Information shown:
**********

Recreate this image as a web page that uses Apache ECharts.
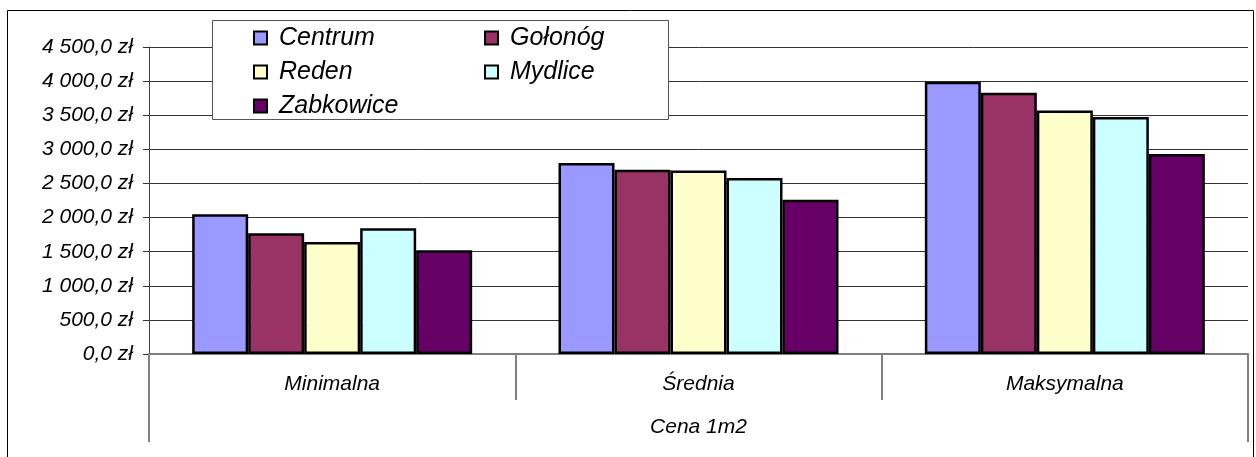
<!DOCTYPE html>
<html>
<head>
<meta charset="utf-8">
<script src="https://cdn.jsdelivr.net/npm/echarts@6/dist/echarts.min.js"></script>
<style>html,body{margin:0;padding:0;background:#fff;}#c{width:1256px;height:457px;}</style>
</head>
<body>
<div id="c"></div>
<script>
var categories = ['Minimalna', 'Średnia', 'Maksymalna'];
var groupLabel = ['Cena 1m2'];
var seriesNames = ['Centrum', 'Gołonóg', 'Reden', 'Mydlice', 'Zabkowice'];
var centrum = [2050, 2800, 3990];
var golonog = [1770, 2700, 3830];
var reden = [1640, 2690, 3570];
var mydlice = [1845, 2580, 3475];
var zabkowice = [1520, 2260, 2930];
var colors = ['#9999FF', '#993366', '#FFFFCC', '#CCFFFF', '#660066'];
var values = [centrum, golonog, reden, mydlice, zabkowice];

var FONT = "'Liberation Sans', Arial, sans-serif";

function fmt(v) {
  var s = v.toFixed(1).replace('.', ',');
  var parts = s.split(',');
  var ip = parts[0].replace(/\B(?=(\d{3})+(?!\d))/g, ' ');
  return ip + ',' + parts[1] + ' zł';
}

var series = seriesNames.map(function (n, i) {
  return {
    name: n,
    type: 'bar',
    data: values[i],
    barWidth: 56,
    barGap: '0%',
    itemStyle: { color: colors[i], borderColor: '#000', borderWidth: 2.5 },
    emphasis: { disabled: true }
  };
});

var legendText = { fontFamily: FONT, fontStyle: 'italic', fontSize: 25, color: '#000', lineHeight: 34, padding: [0, 0, 0, 7] };

var chart = echarts.init(document.getElementById('c'));
chart.setOption({
  animation: false,
  backgroundColor: '#fff',
  grid: { left: 149, right: 8, top: 47, bottom: 103, containLabel: false },
  legend: [
    {
      data: ['Centrum', 'Reden', 'Zabkowice'],
      orient: 'vertical', left: 253, top: 21, padding: 0, itemGap: 0,
      icon: 'rect', itemWidth: 13, itemHeight: 13, selectedMode: false, z: 10,
      itemStyle: { borderColor: '#000', borderWidth: 2 },
      textStyle: legendText
    },
    {
      data: ['Gołonóg', 'Mydlice'],
      orient: 'vertical', left: 484, top: 21, padding: 0, itemGap: 0,
      icon: 'rect', itemWidth: 13, itemHeight: 13, selectedMode: false, z: 10,
      itemStyle: { borderColor: '#000', borderWidth: 2 },
      textStyle: legendText
    }
  ],
  xAxis: [
    {
      type: 'category',
      data: categories,
      position: 'bottom',
      axisLine: { show: true, lineStyle: { color: '#808080', width: 2 } },
      axisTick: { show: true, interval: 0, length: 46, lineStyle: { color: '#808080', width: 2 } },
      axisLabel: { margin: 20, fontFamily: FONT, fontStyle: 'italic', fontSize: 21, color: '#000' },
      splitLine: { show: false }
    },
    {
      type: 'category',
      data: groupLabel,
      position: 'bottom',
      offset: 0,
      axisLine: { show: false },
      axisTick: { show: true, interval: 0, length: 88, lineStyle: { color: '#808080', width: 2 } },
      axisLabel: { margin: 63, fontFamily: FONT, fontStyle: 'italic', fontSize: 21, color: '#000' },
      splitLine: { show: false }
    }
  ],
  yAxis: {
    type: 'value',
    min: 0, max: 4500, interval: 500,
    axisLine: { show: true, lineStyle: { color: '#404040', width: 1 } },
    axisTick: { show: true, length: 6, lineStyle: { color: '#333', width: 1 } },
    axisLabel: { margin: 16, fontFamily: FONT, fontStyle: 'italic', fontSize: 21, color: '#000', formatter: fmt },
    splitLine: { show: true, lineStyle: { color: '#333', width: 1 } }
  },
  graphic: [
    {
      type: 'rect', z: 3, silent: true,
      shape: { x: 212.5, y: 20.5, width: 456, height: 99 },
      style: { fill: '#fff', stroke: '#555', lineWidth: 1 }
    },
    {
      type: 'rect', z: 100, silent: true,
      shape: { x: 7.5, y: 10.5, width: 1246, height: 460 },
      style: { fill: 'none', stroke: '#000', lineWidth: 1 }
    }
  ],
  series: series
});
</script>
</body>
</html>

**********

To be done: Repeat the listing above exactly, with no pictures.

Correct result:
Recreate this image as a web page that uses Apache ECharts.
<!DOCTYPE html>
<html>
<head>
<meta charset="utf-8">
<script src="https://cdn.jsdelivr.net/npm/echarts@6/dist/echarts.min.js"></script>
<style>html,body{margin:0;padding:0;background:#fff;}#c{width:1256px;height:457px;}</style>
</head>
<body>
<div id="c"></div>
<script>
var categories = ['Minimalna', 'Średnia', 'Maksymalna'];
var groupLabel = ['Cena 1m2'];
var seriesNames = ['Centrum', 'Gołonóg', 'Reden', 'Mydlice', 'Zabkowice'];
var centrum = [2050, 2800, 3990];
var golonog = [1770, 2700, 3830];
var reden = [1640, 2690, 3570];
var mydlice = [1845, 2580, 3475];
var zabkowice = [1520, 2260, 2930];
var colors = ['#9999FF', '#993366', '#FFFFCC', '#CCFFFF', '#660066'];
var values = [centrum, golonog, reden, mydlice, zabkowice];

var FONT = "'Liberation Sans', Arial, sans-serif";

function fmt(v) {
  var s = v.toFixed(1).replace('.', ',');
  var parts = s.split(',');
  var ip = parts[0].replace(/\B(?=(\d{3})+(?!\d))/g, ' ');
  return ip + ',' + parts[1] + ' zł';
}

var series = seriesNames.map(function (n, i) {
  return {
    name: n,
    type: 'bar',
    data: values[i],
    barWidth: 56,
    barGap: '0%',
    itemStyle: { color: colors[i], borderColor: '#000', borderWidth: 2.5 },
    emphasis: { disabled: true }
  };
});

var legendText = { fontFamily: FONT, fontStyle: 'italic', fontSize: 25, color: '#000', lineHeight: 34, padding: [0, 0, 0, 7] };

var chart = echarts.init(document.getElementById('c'));
chart.setOption({
  animation: false,
  backgroundColor: '#fff',
  grid: { left: 149, right: 8, top: 47, bottom: 103, containLabel: false },
  legend: [
    {
      data: ['Centrum', 'Reden', 'Zabkowice'],
      orient: 'vertical', left: 253, top: 21, padding: 0, itemGap: 0,
      icon: 'rect', itemWidth: 13, itemHeight: 13, selectedMode: false, z: 10,
      itemStyle: { borderColor: '#000', borderWidth: 2 },
      textStyle: legendText
    },
    {
      data: ['Gołonóg', 'Mydlice'],
      orient: 'vertical', left: 484, top: 21, padding: 0, itemGap: 0,
      icon: 'rect', itemWidth: 13, itemHeight: 13, selectedMode: false, z: 10,
      itemStyle: { borderColor: '#000', borderWidth: 2 },
      textStyle: legendText
    }
  ],
  xAxis: [
    {
      type: 'category',
      data: categories,
      position: 'bottom',
      axisLine: { show: true, lineStyle: { color: '#808080', width: 2 } },
      axisTick: { show: true, interval: 0, length: 46, lineStyle: { color: '#808080', width: 2 } },
      axisLabel: { margin: 20, fontFamily: FONT, fontStyle: 'italic', fontSize: 21, color: '#000' },
      splitLine: { show: false }
    },
    {
      type: 'category',
      data: groupLabel,
      position: 'bottom',
      offset: 0,
      axisLine: { show: false },
      axisTick: { show: true, interval: 0, length: 88, lineStyle: { color: '#808080', width: 2 } },
      axisLabel: { margin: 63, fontFamily: FONT, fontStyle: 'italic', fontSize: 21, color: '#000' },
      splitLine: { show: false }
    }
  ],
  yAxis: {
    type: 'value',
    min: 0, max: 4500, interval: 500,
    axisLine: { show: true, lineStyle: { color: '#404040', width: 1 } },
    axisTick: { show: true, length: 6, lineStyle: { color: '#333', width: 1 } },
    axisLabel: { margin: 16, fontFamily: FONT, fontStyle: 'italic', fontSize: 21, color: '#000', formatter: fmt },
    splitLine: { show: true, lineStyle: { color: '#333', width: 1 } }
  },
  graphic: [
    {
      type: 'rect', z: 3, silent: true,
      shape: { x: 212.5, y: 20.5, width: 456, height: 99 },
      style: { fill: '#fff', stroke: '#555', lineWidth: 1 }
    },
    {
      type: 'rect', z: 100, silent: true,
      shape: { x: 7.5, y: 10.5, width: 1246, height: 460 },
      style: { fill: 'none', stroke: '#000', lineWidth: 1 }
    }
  ],
  series: series
});
</script>
</body>
</html>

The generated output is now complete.